What I want to know is whether to separate project data out to their own databases or should I put them in tables that have access limited to certain accounts? Setting user permissions on the Database or Table level seem to be about equitable in difficulty. There will be joins and other such operations between the core tables (meta-data usually) and the protected data. But joining across databases on the same server works fine, but I am uncertain about how the performance of intra-database joins compare to inter-database joins.
It doesn't matter if you put them in the same database or in different ones. You can implement a good (or a bad) security concept with both alternatives.

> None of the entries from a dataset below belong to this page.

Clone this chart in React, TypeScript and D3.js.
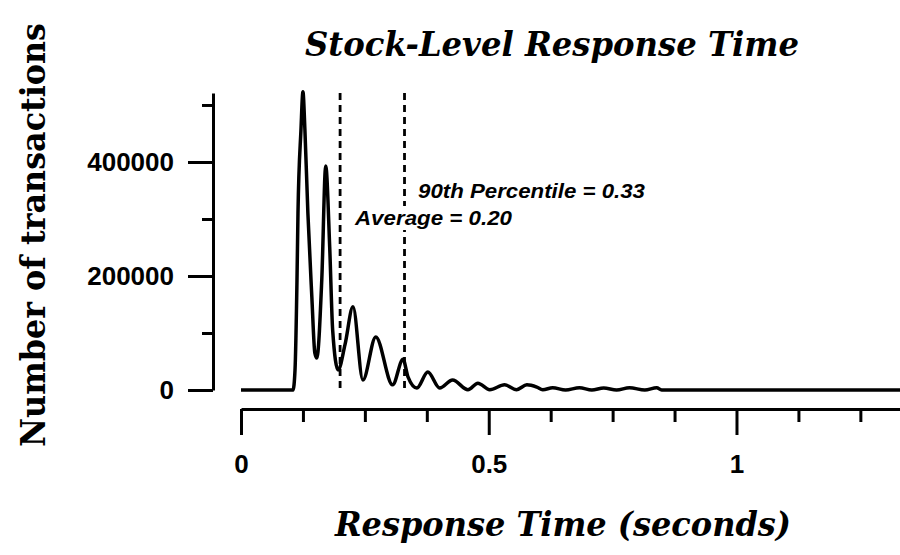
import * as d3 from "d3";
import { useEffect, useRef } from "react";

// response time (s) and number of transactions
const times = [
  0, 0.105, 0.109, 0.113, 0.115, 0.121, 0.125, 0.129, 0.135, 0.143, 0.149, 0.153,
  0.163, 0.171, 0.179, 0.185, 0.196, 0.21, 0.226, 0.246, 0.272, 0.306, 0.327,
  0.337, 0.355, 0.377, 0.401, 0.427, 0.458, 0.478, 0.502, 0.532, 0.556, 0.577,
  0.597, 0.609, 0.629, 0.655, 0.683, 0.708, 0.732, 0.758, 0.784, 0.815, 0.839,
  0.849, 1.33,
];
const counts = [
  0, 0, 35000, 193000, 310000, 456000, 523000, 456000, 310000, 163000, 65000, 56000,
  193000, 393000, 251000, 105000, 35000, 80000, 146000, 17500, 93000, 9000, 54000,
  23000, 3500, 31500, 3500, 17500, 500, 12000, 500, 9000, 500, 9000,
  5000, 500, 4000, 0, 4000, 0, 3500, 0, 4000, 0, 4000,
  0, 0,
];

const yMajorTicks = [0, 200000, 400000];
const yMinorTicks = [100000, 300000, 500000];
const xMajorTicks = [0, 0.5, 1];
const xMinorTicks = [0.125, 0.25, 0.375, 0.625, 0.75, 0.875, 1.125, 1.25];

const averageValue = 0.2;
const percentileValue = 0.33;

const W = 900;
const H = 555;

export default function App() {
  const svgRef = useRef<SVGSVGElement>(null);

  useEffect(() => {
    if (!svgRef.current) return;
    const svg = d3.select(svgRef.current);
    svg.selectAll("*").remove();

    const x = d3.scaleLinear().domain([0, 1.33]).range([241, 900]);
    const y = d3.scaleLinear().domain([0, 521000]).range([390, 93]);
    const sans = "'Liberation Sans', Arial, Helvetica, sans-serif";
    const serif = "'DejaVu Serif', serif";

    // title
    svg.append("text")
      .attr("x", 552).attr("y", 56)
      .attr("text-anchor", "middle")
      .attr("font-family", serif).attr("font-weight", "bold").attr("font-style", "italic")
      .attr("font-size", 33)
      .attr("textLength", 494).attr("lengthAdjust", "spacingAndGlyphs")
      .text("Stock-Level Response Time");

    // y axis
    const yAxisMajor = d3.axisLeft(y).tickValues(yMajorTicks).tickSize(25).tickSizeOuter(0)
      .tickPadding(14).tickFormat(d3.format("d"));
    const gy = svg.append("g").attr("transform", "translate(213,0)").call(yAxisMajor);
    gy.select(".domain").attr("stroke-width", 3);
    gy.selectAll(".tick line").attr("stroke-width", 3);
    gy.selectAll(".tick text")
      .attr("font-family", sans).attr("font-weight", "bold").attr("font-size", 26).attr("fill", "#000");
    const gyMinor = svg.append("g").attr("transform", "translate(213,0)")
      .call(d3.axisLeft(y).tickValues(yMinorTicks).tickSize(11).tickSizeOuter(0).tickFormat(() => ""));
    gyMinor.select(".domain").remove();
    gyMinor.selectAll(".tick line").attr("stroke-width", 3);

    // x axis
    const xAxisMajor = d3.axisBottom(x).tickValues(xMajorTicks).tickSize(26).tickSizeOuter(0)
      .tickPadding(20).tickFormat(d3.format("~g"));
    const gx = svg.append("g").attr("transform", "translate(0,409)").call(xAxisMajor);
    gx.select(".domain").attr("stroke-width", 3);
    gx.selectAll(".tick line").attr("stroke-width", 3);
    gx.selectAll(".tick text")
      .attr("font-family", sans).attr("font-weight", "bold").attr("font-size", 26).attr("fill", "#000");
    const gxMinor = svg.append("g").attr("transform", "translate(0,409)")
      .call(d3.axisBottom(x).tickValues(xMinorTicks).tickSize(13).tickSizeOuter(0).tickFormat(() => ""));
    gxMinor.select(".domain").remove();
    gxMinor.selectAll(".tick line").attr("stroke-width", 3);

    // axis titles
    svg.append("text")
      .attr("transform", `translate(45,235) rotate(-90)`)
      .attr("text-anchor", "middle")
      .attr("font-family", serif).attr("font-weight", "bold")
      .attr("font-size", 33)
      .attr("textLength", 424).attr("lengthAdjust", "spacingAndGlyphs")
      .text("Number of transactions");
    svg.append("text")
      .attr("x", 563).attr("y", 536)
      .attr("text-anchor", "middle")
      .attr("font-family", serif).attr("font-weight", "bold").attr("font-style", "italic")
      .attr("font-size", 34)
      .attr("textLength", 456).attr("lengthAdjust", "spacingAndGlyphs")
      .text("Response Time (seconds)");

    // dashed reference lines
    [averageValue, percentileValue].forEach((v) => {
      svg.append("line")
        .attr("x1", x(v)).attr("x2", x(v))
        .attr("y1", y(521000)).attr("y2", y(0) + 3)
        .attr("stroke", "#000").attr("stroke-width", 2.8)
        .attr("stroke-dasharray", "7,5");
    });

    // histogram line
    const pts = times.map((t, i) => [t, counts[i]] as [number, number]);
    const line = d3.line<[number, number]>()
      .x((d) => x(d[0])).y((d) => y(d[1]))
      .curve(d3.curveMonotoneX);
    svg.append("path")
      .datum(pts)
      .attr("fill", "none")
      .attr("stroke", "#000")
      .attr("stroke-width", 3.5)
      .attr("stroke-linejoin", "round")
      .attr("d", line);

    // annotations
    svg.append("text")
      .attr("x", 418).attr("y", 198)
      .attr("font-family", sans).attr("font-weight", "bold").attr("font-style", "italic")
      .attr("font-size", 20)
      .attr("textLength", 227).attr("lengthAdjust", "spacingAndGlyphs")
      .text("90th Percentile = 0.33");
    const aText = svg.append("text")
      .attr("x", 355).attr("y", 225)
      .attr("font-family", sans).attr("font-weight", "bold").attr("font-style", "italic")
      .attr("font-size", 20)
      .attr("textLength", 157).attr("lengthAdjust", "spacingAndGlyphs")
      .text("Average = 0.20");
    const bb = (aText.node() as SVGTextElement).getBBox();
    svg.append("rect")
      .attr("x", bb.x - 2).attr("y", bb.y - 1)
      .attr("width", bb.width + 4).attr("height", bb.height + 2)
      .attr("fill", "#fff");
    aText.raise();
  }, []);

  return (
    <svg
      ref={svgRef}
      width={W}
      height={H}
      style={{ position: "absolute", left: 0, top: 0, background: "#fff" }}
    />
  );
}
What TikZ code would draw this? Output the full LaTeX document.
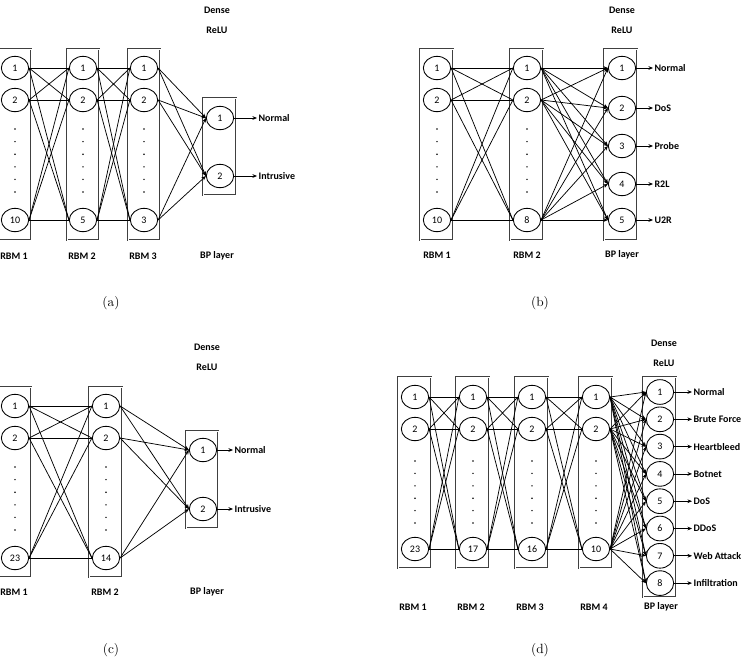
\documentclass[tikz,border=0pt]{standalone}
\usepackage{fontspec}
\newfontfamily\calfont{Carlito}
\usetikzlibrary{arrows.meta,shapes.geometric}

\begin{document}
\begin{tikzpicture}[
    x=0.75pt, y=-0.75pt,
    unit/.style={ellipse, draw, line width=0.65pt, minimum width=20.5pt,
                 minimum height=17.5pt, inner sep=0pt,
                 font=\calfont\fontsize{7.5}{8}\selectfont},
    tag/.style={font=\calfont\bfseries\fontsize{7.5}{9}\selectfont, inner sep=1pt},
    panel/.style={font=\fontsize{10}{12}\selectfont},
    layerbox/.style={draw=black!75, double=white, double distance=0.4pt, line width=0.55pt},
    wire/.style={line width=0.55pt},
    feed/.style={line width=0.55pt, -{Stealth[length=3.4pt,width=2.8pt]}},
    dot/.style={circle, fill, inner sep=0pt, minimum size=1.2pt}
  ]
    \useasboundingbox (0,0) rectangle (744,662);

    % ---------------- (a) ----------------
    \node[tag] (aDense) at (217,10) {Dense};
    \node[tag] (aRelu) at (217,30) {ReLU};
    \foreach \l/\xx/\last in {1/15/10, 2/83/5, 3/144/3} {
      \draw[layerbox] (\xx-16,49) rectangle (\xx+16,240);
      \node[unit] (a\l-1) at (\xx,68) {1};
      \node[unit] (a\l-2) at (\xx,100) {2};
      \node[unit] (a\l-3) at (\xx,220) {\last};
      \foreach \k in {0,...,5}
        \node[dot] (a\l-d\k) at (\xx,{129+12.6*\k}) {};
      \node[tag] (a\l-cap) at (\xx-1,256) {RBM \l};
    }
    \draw[layerbox] (203,98) rectangle (236,195);
    \foreach \r/\yy/\lab in {1/118/Normal, 2/176/Intrusive} {
      \node[unit] (aB-\r) at (220,\yy) {\r};
      \node[tag, anchor=west] (aO-\r) at (257,\yy) {\lab};
      \draw[feed] (aB-\r.east) -- (aO-\r.west);
    }
    \node[tag] (aB-cap) at (217,256) {BP layer};
    \foreach \i in {1,2,3} {
      \foreach \j in {1,2,3} {
        \draw[wire] (a1-\i.east) -- (a2-\j.west);
        \draw[wire] (a2-\i.east) -- (a3-\j.west);
      }
      \foreach \j in {1,2}
        \draw[feed] (a3-\i.east) -- (aB-\j.west);
    }
    \node[panel] (aCap) at (111,303) {(a)};

    % ---------------- (b) ----------------
    \node[tag] (bDense) at (622,10) {Dense};
    \node[tag] (bRelu) at (622,30) {ReLU};
    \foreach \l/\xx/\last in {1/437/10, 2/527/8} {
      \draw[layerbox] (\xx-17,49) rectangle (\xx+16,240);
      \node[unit] (b\l-1) at (\xx,68) {1};
      \node[unit] (b\l-2) at (\xx,100) {2};
      \node[unit] (b\l-3) at (\xx,220) {\last};
      \foreach \k in {0,...,5}
        \node[dot] (b\l-d\k) at (\xx,{129+12.6*\k}) {};
      \node[tag] (b\l-cap) at (\xx,255) {RBM \l};
    }
    \draw[layerbox] (604,49) rectangle (637,240);
    \foreach \r/\yy/\lab in {1/68/Normal, 2/108/DoS, 3/146/Probe, 4/184/R2L, 5/220/U2R} {
      \node[unit] (bB-\r) at (622,\yy) {\r};
      \node[tag, anchor=west] (bO-\r) at (653,\yy) {\lab};
      \draw[feed] (bB-\r.east) -- (bO-\r.west);
    }
    \node[tag] (bB-cap) at (622,255) {BP layer};
    \foreach \i in {1,2,3} {
      \foreach \j in {1,2,3}
        \draw[wire] (b1-\i.east) -- (b2-\j.west);
      \foreach \j in {1,...,5}
        \draw[feed] (b2-\i.east) -- (bB-\j.west);
    }
    \node[panel] (bCap) at (540,303) {(b)};

    % ---------------- (c) ----------------
    \node[tag] (cDense) at (207,347) {Dense};
    \node[tag] (cRelu) at (207,367) {ReLU};
    \foreach \l/\xx/\last in {1/15/23, 2/106/14} {
      \draw[layerbox] (\xx-17,387) rectangle (\xx+16,577);
      \node[unit] (c\l-1) at (\xx,406) {1};
      \node[unit] (c\l-2) at (\xx,438) {2};
      \node[unit] (c\l-3) at (\xx,558) {\last};
      \foreach \k in {0,...,5}
        \node[dot] (c\l-d\k) at (\xx,{467+12.6*\k}) {};
      \node[tag] (c\l-cap) at (\xx-1,592) {RBM \l};
    }
    \draw[layerbox] (186,431) rectangle (218,528);
    \foreach \r/\yy/\lab in {1/450/Normal, 2/509/Intrusive} {
      \node[unit] (cB-\r) at (203,\yy) {\r};
      \node[tag, anchor=west] (cO-\r) at (233,\yy) {\lab};
      \draw[feed] (cB-\r.east) -- (cO-\r.west);
    }
    \node[tag] (cB-cap) at (207,592) {BP layer};
    \foreach \i in {1,2,3} {
      \foreach \j in {1,2,3}
        \draw[wire] (c1-\i.east) -- (c2-\j.west);
      \foreach \j in {1,2}
        \draw[feed] (c2-\i.east) -- (cB-\j.west);
    }
    \node[panel] (cCap) at (111,650) {(c)};

    % ---------------- (d) ----------------
    \node[tag] (dDense) at (664,343) {Dense};
    \node[tag] (dRelu) at (664,363) {ReLU};
    \foreach \l/\xx/\last in {1/415/23, 2/473/17, 3/532/16, 4/596/10} {
      \draw[layerbox] (\xx-17,377) rectangle (\xx+16,568);
      \node[unit] (d\l-1) at (\xx,397) {1};
      \node[unit] (d\l-2) at (\xx,429) {2};
      \node[unit] (d\l-3) at (\xx,549) {\last};
      \foreach \k in {0,...,5}
        \node[dot] (d\l-d\k) at (\xx,{461+12.4*\k}) {};
      \node[tag] (d\l-cap) at (\xx-2,607) {RBM \l};
    }
    \draw[layerbox] (643,377) rectangle (676,597);
    \foreach \r/\lab in {1/Normal, 2/Brute Force, 3/Heartbleed, 4/Botnet,
                         5/DoS, 6/DDoS, 7/Web Attack, 8/Infiltration} {
      \node[unit, minimum height=18.5pt] (dB-\r) at (660,{392+27.3*(\r-1)}) {\r};
      \node[tag, anchor=west] (dO-\r) at (692,{392+27.3*(\r-1)}) {\lab};
      \draw[feed] (dB-\r.east) -- (dO-\r.west);
    }
    \node[tag] (dB-cap) at (661,607) {BP layer};
    \foreach \i in {1,2,3} {
      \foreach \j in {1,2,3} {
        \draw[wire] (d1-\i.east) -- (d2-\j.west);
        \draw[wire] (d2-\i.east) -- (d3-\j.west);
        \draw[wire] (d3-\i.east) -- (d4-\j.west);
      }
      \foreach \j in {1,...,8}
        \draw[feed] (d4-\i.east) -- (dB-\j.west);
    }
    \node[panel] (dCap) at (540,650) {(d)};
\end{tikzpicture}
\end{document}
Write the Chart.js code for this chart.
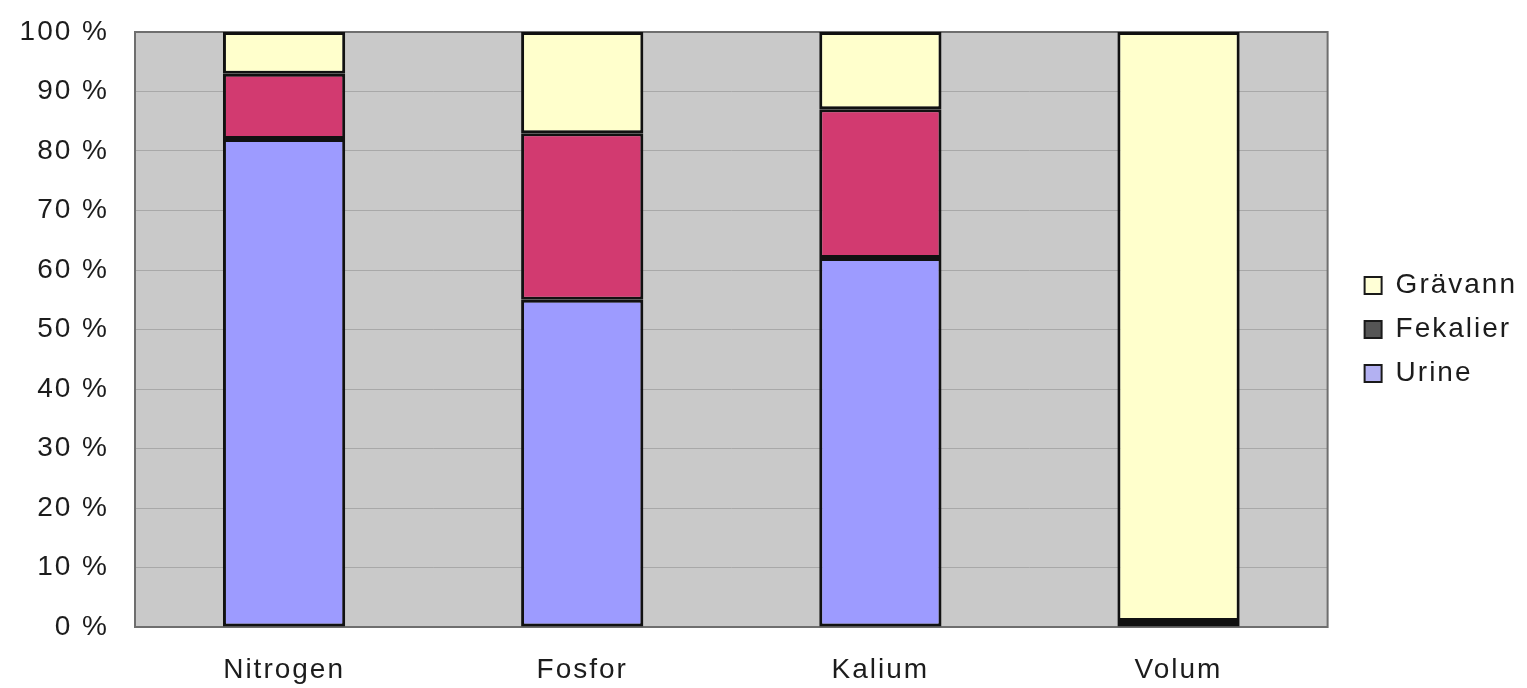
<!DOCTYPE html>
<html>
<head>
<meta charset="utf-8">
<script src="https://cdn.jsdelivr.net/npm/chart.js@4"></script>
<style>
  html, body { margin: 0; padding: 0; background: #ffffff; }
  #wrap { width: 1527px; height: 688px; position: relative; }
</style>
</head>
<body>
<div id="wrap"><canvas id="c" width="1527" height="688"></canvas></div>
<script>
// Share of nutrients and volume per household wastewater fraction
const categories = ['Nitrogen', 'Fosfor', 'Kalium', 'Volum'];
const urine      = [82, 55, 62, 1];
const fekalier   = [11, 28, 25, 0];
const gravann    = [7, 17, 13, 99];
const yTicks     = [0, 10, 20, 30, 40, 50, 60, 70, 80, 90, 100];

const seriesNames   = ['Urine', 'Fekalier', 'Grävann'];
const barColors     = ['#9d9bff', '#d23a70', '#ffffcc'];
const swatchColors  = ['#b3b1f2', '#555555', '#ffffd6'];

const FONT = { family: '"Liberation Sans", Arial, sans-serif', size: 28 };
const TEXT = '#1c1c1c';

// Canvas resets letter spacing on resize, so apply it before layout and drawing
const spacing = {
  id: 'spacing',
  beforeLayout(chart) { chart.ctx.letterSpacing = '2px'; },
  beforeDraw(chart) { chart.ctx.letterSpacing = '2px'; }
};

// Grey plot area with a dark frame
const plotFrame = {
  id: 'plotFrame',
  beforeDraw(chart) {
    const { ctx, chartArea: a } = chart;
    ctx.save();
    ctx.fillStyle = '#c9c9c9';
    ctx.fillRect(a.left, a.top, a.right - a.left, a.bottom - a.top);
    ctx.restore();
  },
  beforeDatasetsDraw(chart) {
    const { ctx, chartArea: a } = chart;
    ctx.save();
    ctx.strokeStyle = '#6e6e6e';
    ctx.lineWidth = 2;
    ctx.strokeRect(a.left, a.top, a.right - a.left, a.bottom - a.top);
    ctx.restore();
  }
};

const seriesData = [urine, fekalier, gravann];

new Chart(document.getElementById('c'), {
  type: 'bar',
  data: {
    labels: categories,
    datasets: seriesData.map((d, i) => ({
      label: seriesNames[i],
      data: d,
      backgroundColor: barColors[i],
      borderColor: '#111111',
      borderWidth: 3,
      borderSkipped: false,
      barPercentage: 0.41,
      categoryPercentage: 1.0
    }))
  },
  options: {
    responsive: false,
    animation: false,
    devicePixelRatio: 1,
    layout: { padding: { left: 20, right: 0, top: 32, bottom: 3 } },
    scales: {
      x: {
        stacked: true,
        grid: { display: false, drawTicks: false },
        border: { display: false },
        ticks: { color: TEXT, font: FONT, padding: 26, maxRotation: 0 },
        afterFit(scale) {
          scale.height = 58;
          scale.paddingLeft = 0;
          scale.paddingRight = 0;
        }
      },
      y: {
        stacked: true,
        min: 0,
        max: 100,
        afterBuildTicks(scale) { scale.ticks = yTicks.map(v => ({ value: v })); },
        grid: { color: '#a8a8a8', lineWidth: 1, drawTicks: false },
        border: { display: false },
        ticks: { color: TEXT, font: FONT, padding: 26, callback: v => v + ' %' },
        afterFit(scale) {
          scale.width = 115;
          scale.paddingTop = 0;
          scale.paddingBottom = 0;
        }
      },
      spacer: {
        type: 'linear',
        axis: 'y',
        position: 'right',
        display: true,
        grid: { display: false, drawTicks: false },
        border: { display: false },
        ticks: { display: false },
        afterFit(scale) {
          scale.width = 21;
          scale.paddingTop = 0;
          scale.paddingBottom = 0;
        }
      }
    },
    plugins: {
      tooltip: { enabled: false },
      legend: {
        position: 'right',
        fullSize: false,
        reverse: true,
        labels: {
          font: FONT,
          color: TEXT,
          boxWidth: 17,
          boxHeight: 17,
          padding: 16,
          generateLabels(chart) {
            return chart.data.datasets.map((ds, i) => ({
              text: ds.label,
              fillStyle: swatchColors[i],
              strokeStyle: '#1a1a1a',
              lineWidth: 2,
              hidden: false,
              datasetIndex: i,
              fontColor: TEXT
            }));
          }
        }
      }
    }
  },
  plugins: [spacing, plotFrame]
});
</script>
</body>
</html>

if you are using one database and you put data for different users in one table you will have to implement a lot of the access control in you application.
if you have separated the data completely in different tables (or even databases) you can easily use the access control of mysql. In this case I would go with separated databases, because it is more convenient when setting up a backup system or if you want to scale your application over more than one machine. But since you want to join across different databases you gonna lose some of these advantages so it doesn't really matter.